Forfeiture; Clawback

 

The Administrator may specify in the applicable Award Agreement that any realized gain with respect to options or stock appreciation rights and any realized value with respect to other Awards shall be subject to forfeiture or clawback, as required by applicable law, in the event of (a) a grantee’s breach of any non-competition, non-solicitation, confidentiality or other restrictive covenants with respect to the Company or its Subsidiaries, (b) a grantee’s breach of any employment or consulting agreement with the Company or any of its Subsidiaries, (c) a grantee’s termination of employment or consultancy relationship with the Company and its Subsidiaries for Cause or (d) a financial restatement that reduces the amount of compensation under the Plan previously awarded to a grantee that would have been earned had results been properly reported.

 

3.17

No Trust or Fund Created

 

Neither the Plan nor any Award shall create or be construed to create a trust or separate fund of any kind or a fiduciary relationship between the Company or any Affiliate and an Award recipient or any other Person.
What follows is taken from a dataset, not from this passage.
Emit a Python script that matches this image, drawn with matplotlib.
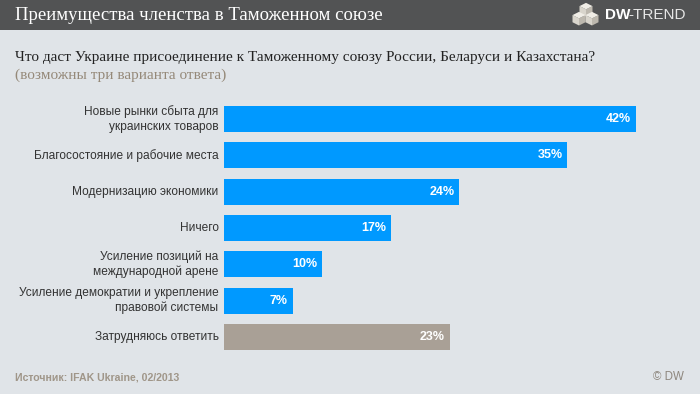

To the extent that any Person acquires a right to receive payments from the Company or any Affiliate pursuant to an Award, such right shall be no greater than the right of any unsecured general creditor of the Company or its Affiliate.

 

3.18

No Fractional Shares

 

No fractional shares shall be issued or delivered pursuant to the Plan or any Award, and the Administrator shall determine whether cash, other securities, or other property shall be paid or transferred in lieu of any fractional shares or whether such fractional shares or any rights thereto shall be canceled, terminated, or otherwise eliminated.

 

3.19

Governing Law

 

The Plan will be construed and administered in accordance with the laws of the State of New York, without giving effect to principles of conflict of laws that would cause the laws of any other jurisdiction to apply.